Combattere su tre fronti: diagnosi sempre più precoci. Terapie genetiche. E una rivoluzione: parlare al malato, non solo curare 
la sua malattia

di Umberto Veronesi

 

 

Per combattere il cancro parliamo al paziente

Fino al secolo scorso pensavamo alla ricerca contro il cancro prevalentemente come ricerca di farmaci, anzi di un farmaco che, come è successo con la penicillina per le infezioni, rappresentasse la soluzione per il cancro. Poi è arrivata la genomica , che ha acceso ancor di più le speranze di una terapia definitiva, ma ha confermato che la pillola anticancro è un sogno irrealizzabile, perché il tumore, studiato attraverso i geni, appare come una malattia ancora più complessa di quanto avessimo ipotizzato. In realtà si tratta di tante malattie differenti.

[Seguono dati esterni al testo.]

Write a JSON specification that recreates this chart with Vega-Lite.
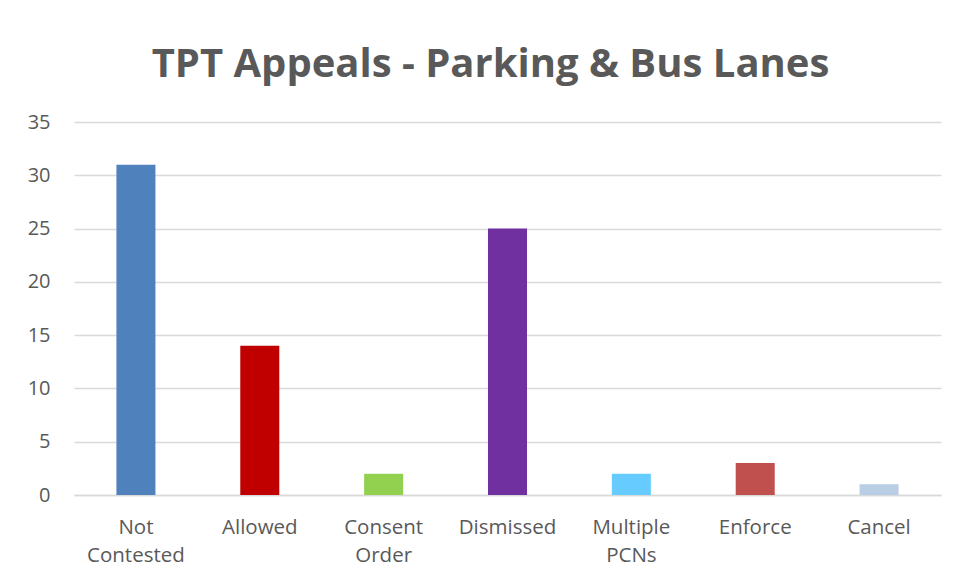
{
  "$schema": "https://vega.github.io/schema/vega-lite/v6.json",
  "width": 867,
  "height": 373,
  "autosize": {"type": "none"},
  "padding": {"left": 74, "top": 122, "right": 17, "bottom": 84},
  "background": "white",
  "title": {
    "text": "TPT Appeals - Parking & Bus Lanes",
    "font": "Open Sans",
    "fontWeight": "bold",
    "fontSize": 40,
    "color": "#595959",
    "anchor": "middle",
    "dx": -17,
    "offset": 27
  },
  "data": {
    "values": [
      {"category": "Not Contested", "value": 31, "color": "#4F81BD"},
      {"category": "Allowed", "value": 14, "color": "#C00000"},
      {"category": "Consent Order", "value": 2, "color": "#92D050"},
      {"category": "Dismissed", "value": 25, "color": "#7030A0"},
      {"category": "Multiple PCNs", "value": 2, "color": "#66CCFF"},
      {"category": "Enforce", "value": 3, "color": "#C0504D"},
      {"category": "Cancel", "value": 1, "color": "#B9CDE5"}
    ]
  },
  "mark": {"type": "bar"},
  "encoding": {
    "x": {
      "field": "category",
      "type": "nominal",
      "sort": null,
      "scale": {"paddingInner": 0.685, "paddingOuter": 0.3425},
      "axis": {
        "title": null,
        "labelAngle": 0,
        "labelExpr": "split(datum.label, ' ')",
        "labelFont": "Open Sans",
        "labelFontSize": 20.5,
        "labelColor": "#595959",
        "labelLineHeight": 28,
        "labelPadding": 22,
        "ticks": false,
        "domainColor": "#D9D9D9",
        "domainWidth": 1.5
      }
    },
    "y": {
      "field": "value",
      "type": "quantitative",
      "scale": {"domain": [0, 35], "nice": false},
      "axis": {
        "title": null,
        "values": [0, 5, 10, 15, 20, 25, 30, 35],
        "labelFont": "Open Sans",
        "labelFontSize": 20,
        "labelColor": "#595959",
        "labelPadding": 24,
        "ticks": false,
        "domain": false,
        "gridColor": "#D9D9D9",
        "gridWidth": 1.5
      }
    },
    "color": {"field": "color", "type": "nominal", "scale": null, "legend": null}
  },
  "config": {"view": {"stroke": null}}
}
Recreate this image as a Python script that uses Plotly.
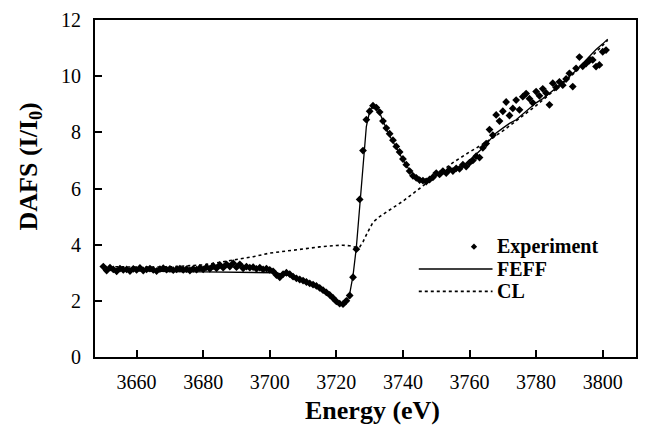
import plotly.graph_objects as go

# ---- Experiment (DAFS data) ----
exp_energy = [
    3650, 3651, 3652, 3653, 3654, 3655, 3656, 3657, 3658, 3659,
    3660, 3661, 3662, 3663, 3664, 3665, 3666, 3667, 3668, 3669,
    3670, 3671, 3672, 3673, 3674, 3675, 3676, 3677, 3678, 3679,
    3680, 3681, 3682, 3683, 3684, 3685, 3686, 3687, 3688, 3689,
    3690, 3691, 3692, 3693, 3694, 3695, 3696, 3697, 3698, 3699,
    3700, 3701, 3702, 3703, 3704, 3705, 3706, 3707, 3708, 3709,
    3710, 3711, 3712, 3713, 3714, 3715, 3716, 3717, 3718, 3719,
    3720, 3721, 3722, 3723, 3724, 3725, 3726, 3727, 3728, 3729,
    3730, 3731, 3732, 3733, 3734, 3735, 3736, 3737, 3738, 3739,
    3740, 3741, 3742, 3743, 3744, 3745, 3746, 3747, 3748, 3749,
    3750, 3751, 3752, 3753, 3754, 3755, 3756, 3757, 3758, 3759,
    3760, 3761, 3762, 3763, 3764, 3765, 3766, 3767, 3768, 3769,
    3770, 3771, 3772, 3773, 3774, 3775, 3776, 3777, 3778, 3779,
    3780, 3781, 3782, 3783, 3784, 3785, 3786, 3787, 3788, 3789,
    3790, 3791, 3792, 3793, 3794, 3795, 3796, 3797, 3798, 3799,
    3800, 3801,
]
exp_dafs = [
    3.22, 3.08, 3.18, 3.12, 3.05, 3.15, 3.10, 3.12, 3.06, 3.14,
    3.10, 3.17, 3.08, 3.12, 3.15, 3.10, 3.06, 3.13, 3.16, 3.11,
    3.14, 3.09, 3.12, 3.15, 3.10, 3.13, 3.08, 3.14, 3.11, 3.17,
    3.12, 3.20, 3.14, 3.24, 3.16, 3.28, 3.18, 3.30, 3.22, 3.34,
    3.20, 3.30, 3.16, 3.22, 3.18, 3.20, 3.14, 3.18, 3.12, 3.15,
    3.10, 3.05, 2.92, 2.84, 2.95, 3.00, 2.95, 2.86, 2.80, 2.76,
    2.72, 2.67, 2.62, 2.58, 2.53, 2.46, 2.38, 2.30, 2.21, 2.10,
    1.98, 1.90, 1.88, 2.00, 2.19, 2.84, 3.84, 5.61, 7.35, 8.45,
    8.75, 8.95, 8.88, 8.72, 8.40, 8.15, 7.95, 7.72, 7.50, 7.30,
    7.05, 6.85, 6.62, 6.45, 6.38, 6.30, 6.28, 6.25, 6.32, 6.40,
    6.55, 6.50, 6.62, 6.55, 6.68, 6.62, 6.72, 6.70, 6.85, 6.78,
    6.92, 7.00, 7.15, 7.10, 7.45, 7.60, 8.10, 7.90, 8.62, 8.40,
    8.75, 9.08, 8.60, 8.85, 9.15, 8.80, 9.27, 9.38, 9.20, 9.05,
    9.45, 9.30, 9.55, 9.40, 8.98, 9.75, 9.60, 9.80, 9.68, 9.90,
    10.10, 9.63, 10.28, 10.68, 10.35, 10.45, 10.55, 10.58, 10.34, 10.40,
    10.87, 10.93,
]

# ---- FEFF calculation ----
feff_energy = [
    3650, 3660, 3670, 3680, 3690, 3700, 3702, 3704, 3706, 3708,
    3710, 3712, 3714, 3716, 3718, 3720, 3721, 3722, 3723, 3724,
    3725, 3726, 3727, 3728, 3729, 3730, 3731, 3732, 3733, 3734,
    3735, 3736, 3738, 3740, 3742, 3744, 3746, 3748, 3750, 3752,
    3754, 3756, 3758, 3760, 3762, 3764, 3766, 3768, 3770, 3772,
    3774, 3776, 3778, 3780, 3782, 3784, 3786, 3788, 3790, 3792,
    3794, 3796, 3798, 3800, 3801.5,
]
feff_dafs = [
    3.10, 3.06, 3.04, 3.03, 3.02, 3.02, 3.00, 2.93, 2.90, 2.83,
    2.74, 2.64, 2.54, 2.40, 2.22, 2.00, 1.90, 1.86, 1.95, 2.25,
    2.90, 3.90, 5.40, 7.00, 8.20, 8.75, 8.97, 8.92, 8.70, 8.40,
    8.12, 7.88, 7.45, 7.02, 6.65, 6.42, 6.32, 6.35, 6.45, 6.52,
    6.60, 6.68, 6.80, 7.00, 7.22, 7.45, 7.70, 7.98, 8.15, 8.32,
    8.45, 8.65, 8.85, 9.05, 9.20, 9.38, 9.58, 9.78, 9.98, 10.20,
    10.45, 10.70, 10.95, 11.15, 11.32,
]

# ---- CL calculation ----
cl_energy = [
    3650, 3660, 3670, 3680, 3685, 3690, 3695, 3700, 3705, 3710,
    3715, 3720, 3722, 3724, 3726, 3727, 3728, 3729, 3730, 3731,
    3733, 3735, 3740, 3745, 3750, 3755, 3760, 3765, 3770, 3775,
    3780, 3785, 3790, 3795, 3800, 3801.5,
]
cl_dafs = [
    3.22, 3.20, 3.21, 3.28, 3.37, 3.47, 3.57, 3.70, 3.78, 3.86,
    3.92, 3.97, 3.98, 3.96, 3.90, 3.92, 4.10, 4.35, 4.60, 4.80,
    5.00, 5.15, 5.55, 6.00, 6.45, 6.92, 7.30, 7.65, 8.05, 8.50,
    8.95, 9.45, 9.95, 10.50, 11.10, 11.28,
]

x_ticks = [3660, 3680, 3700, 3720, 3740, 3760, 3780, 3800]
y_ticks = [0, 2, 4, 6, 8, 10, 12]
legend_names = ["Experiment", "FEFF", "CL"]

SERIF = "Liberation Serif, Times New Roman, serif"

fig = go.Figure()
fig.add_trace(go.Scatter(
    x=exp_energy, y=exp_dafs, mode="markers", name=legend_names[0],
    marker=dict(symbol="diamond", size=6, color="black", line=dict(width=0)),
))
fig.add_trace(go.Scatter(
    x=feff_energy, y=feff_dafs, mode="lines", name=legend_names[1],
    line=dict(color="black", width=1.3),
))
fig.add_trace(go.Scatter(
    x=cl_energy, y=cl_dafs, mode="lines", name=legend_names[2],
    line=dict(color="black", width=1.6, dash="dot"),
))

# ---- legend drawn as a key box (paper coordinates) ----
leg_text_x = 0.7403
leg_rows_y = [0.3274, 0.2611, 0.1947]
key_x0, key_x1 = 0.5985, 0.7348
diamond_x, dx, dy = 0.7005, 0.0058, 0.0092

annotations = []
for name, yy in zip(legend_names, leg_rows_y):
    annotations.append(dict(
        xref="paper", yref="paper", x=leg_text_x, y=yy,
        xanchor="left", yanchor="middle", showarrow=False, text=name,
        borderpad=0,
        font=dict(family=SERIF, size=20, color="black", weight="bold"),
    ))

shapes = [
    dict(type="path", xref="paper", yref="paper",
         path=(f"M {diamond_x - dx},{leg_rows_y[0]} L {diamond_x},{leg_rows_y[0] + dy} "
               f"L {diamond_x + dx},{leg_rows_y[0]} L {diamond_x},{leg_rows_y[0] - dy} Z"),
         fillcolor="black", line=dict(width=0)),
    dict(type="line", xref="paper", yref="paper", x0=key_x0, x1=key_x1,
         y0=leg_rows_y[1], y1=leg_rows_y[1], line=dict(color="black", width=1.3)),
    dict(type="line", xref="paper", yref="paper", x0=key_x0, x1=key_x1,
         y0=leg_rows_y[2], y1=leg_rows_y[2], line=dict(color="black", width=1.6, dash="dot")),
]

# axis titles
annotations.append(dict(
    xref="paper", yref="paper", x=0.5125, y=-0.16, xanchor="center", yanchor="middle",
    showarrow=False, text="Energy (eV)",
    font=dict(family=SERIF, size=26, color="black", weight="bold"),
))
annotations.append(dict(
    xref="paper", yref="paper", x=-0.1197, y=0.566, xanchor="center", yanchor="middle",
    showarrow=False, text="DAFS (I/I<sub>0</sub>)", textangle=-90,
    font=dict(family=SERIF, size=26, color="black", weight="bold"),
))

fig.update_layout(
    width=647, height=432,
    margin=dict(l=95, r=9, t=18, b=75),
    paper_bgcolor="white", plot_bgcolor="white",
    font=dict(family=SERIF, color="black"),
    showlegend=False,
    annotations=annotations,
    shapes=shapes,
    xaxis=dict(
        range=[3647.5, 3810], tickvals=x_ticks,
        ticks="inside", ticklen=7, tickwidth=1.5, tickcolor="black",
        showline=True, linecolor="black", linewidth=2, mirror=True,
        showgrid=False, zeroline=False,
        tickfont=dict(family=SERIF, size=20, color="black"),
        ticklabelstandoff=6,
    ),
    yaxis=dict(
        range=[0, 12], tickvals=y_ticks,
        ticks="inside", ticklen=7, tickwidth=1.5, tickcolor="black",
        showline=True, linecolor="black", linewidth=2, mirror=True,
        showgrid=False, zeroline=False,
        tickfont=dict(family=SERIF, size=20, color="black"),
        ticklabelstandoff=8,
    ),
)

fig.write_html("out.html")
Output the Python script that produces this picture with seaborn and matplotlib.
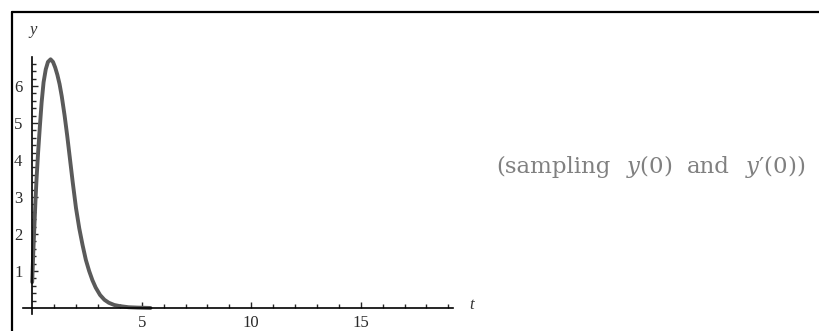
import numpy as np
import pandas as pd
import seaborn as sns
import matplotlib.pyplot as plt
from matplotlib.lines import Line2D
from matplotlib.ticker import FixedLocator

# curve
t_vals = [0.0, 0.05, 0.1, 0.15, 0.2, 0.27, 0.35, 0.43, 0.52, 0.62, 0.72, 0.84,
          0.95, 1.05, 1.15, 1.25, 1.35, 1.48, 1.6, 1.72, 1.85, 2.0, 2.15, 2.3,
          2.45, 2.6, 2.75, 2.9, 3.1, 3.3, 3.5, 3.75, 4.0, 4.4, 4.8, 5.4]
y_vals = [0.7, 1.5, 2.2, 2.9, 3.5, 4.2, 4.9, 5.55, 6.1, 6.45, 6.65, 6.72,
          6.65, 6.5, 6.3, 6.05, 5.72, 5.2, 4.65, 4.05, 3.4, 2.7, 2.15, 1.7,
          1.3, 1.0, 0.75, 0.55, 0.35, 0.22, 0.14, 0.08, 0.05, 0.02, 0.01, 0.0]

x_major = [5, 10, 15]
x_minor = [i for i in range(1, 20) if i not in x_major]
y_major = [1, 2, 3, 4, 5, 6]
y_minor = [round(0.2 * k, 1) for k in range(1, 34) if k % 5 != 0]

# caption words (the reference sets them loosely spaced)
caption_words = ["(sampling", "$y$(0)", "and", "$y$\u2032(0))"]
caption_x_px = [496, 626, 687, 745]

sns.set_style("white")
plt.rcParams['font.family'] = ['Liberation Serif', 'DejaVu Serif']
plt.rcParams['mathtext.fontset'] = 'custom'
plt.rcParams['mathtext.rm'] = 'DejaVu Serif'
plt.rcParams['mathtext.it'] = 'DejaVu Serif:italic'

fig = plt.figure(figsize=(8.19, 3.31), dpi=100)
fig.patch.set_facecolor("white")
ax = fig.add_axes([0.0286, 0.0517, 0.5242, 0.7758])
ax.set_facecolor("white")

df = pd.DataFrame({"t": t_vals, "y": y_vals})
sns.lineplot(data=df, x="t", y="y", estimator=None, sort=False,
             color="#5a5a5a", linewidth=2.8, ax=ax)

ax.set_xlim(-0.4, 19.2)
ax.set_ylim(-0.16, 6.78)

for side in ("top", "right"):
    ax.spines[side].set_visible(False)
for side in ("left", "bottom"):
    ax.spines[side].set_position(("data", 0))
    ax.spines[side].set_color("black")
    ax.spines[side].set_linewidth(1.2)

ax.xaxis.set_major_locator(FixedLocator(x_major))
ax.xaxis.set_minor_locator(FixedLocator(x_minor))
ax.yaxis.set_major_locator(FixedLocator(y_major))
ax.yaxis.set_minor_locator(FixedLocator(y_minor))
ax.set_xticklabels([str(v) for v in x_major])
ax.set_yticklabels([str(v) for v in y_major])

ax.tick_params(axis="x", which="major", direction="in", length=4.5, width=1.0,
               pad=5, labelsize=12, labelcolor="#2a2a2a", bottom=True)
ax.tick_params(axis="x", which="minor", direction="in", length=3, width=1.0, bottom=True)
ax.tick_params(axis="y", which="major", direction="in", length=4.5, width=1.0,
               pad=7, labelsize=12, labelcolor="#2a2a2a", left=True)
ax.tick_params(axis="y", which="minor", direction="in", length=3, width=1.0, left=True)

ax.set_xlabel("")
ax.set_ylabel("")
ax.grid(False)

fig.text(33 / 819, 1 - 30 / 331, "y", fontsize=12, style="italic",
         ha="center", va="center", color="#333333")
fig.text(472 / 819, 1 - 305 / 331, "t", fontsize=12, style="italic",
         ha="center", va="center", color="#333333")

for word, xp in zip(caption_words, caption_x_px):
    fig.text(xp / 819, 1 - 167 / 331, word, fontsize=16.5, color="#808080",
             family="DejaVu Serif", ha="left", va="center")

# frame lines (top and left edge)
fig.add_artist(Line2D([12 / 819, 12 / 819], [0, 1 - 12 / 331],
                      transform=fig.transFigure, color="black", lw=1.6))
fig.add_artist(Line2D([12 / 819, 1], [1 - 12 / 331, 1 - 12 / 331],
                      transform=fig.transFigure, color="black", lw=1.6))

fig.savefig("out.png", dpi=100, facecolor=fig.get_facecolor())
plt.close(fig)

Oggi se pensiamo alla ricerca oncologica, dobbiamo quindi immaginare tre frontiere. La prima è la frontiera delladiagnostica precoce. Va ricordato innanzitutto che i risultati ottenuti fino ad oggi in termini di riduzione di mortalità, sono dovuti in buona parte alla anticipazione della diagnosi. Uno studio pubblicato su “Annals of Oncology” stima che nel 2014 in Europa saranno evitati 250 mila morti per cancro grazie alla prevenzione. Il perché è ormai risaputo, ma vale la pensa di ripeterlo: più un tumore è piccolo, maggiore è la sua probabilità di guarigione. E minore è il rischio degli effetti collaterali delle terapie, che possono influire negativamente sul progetto di vita individuale.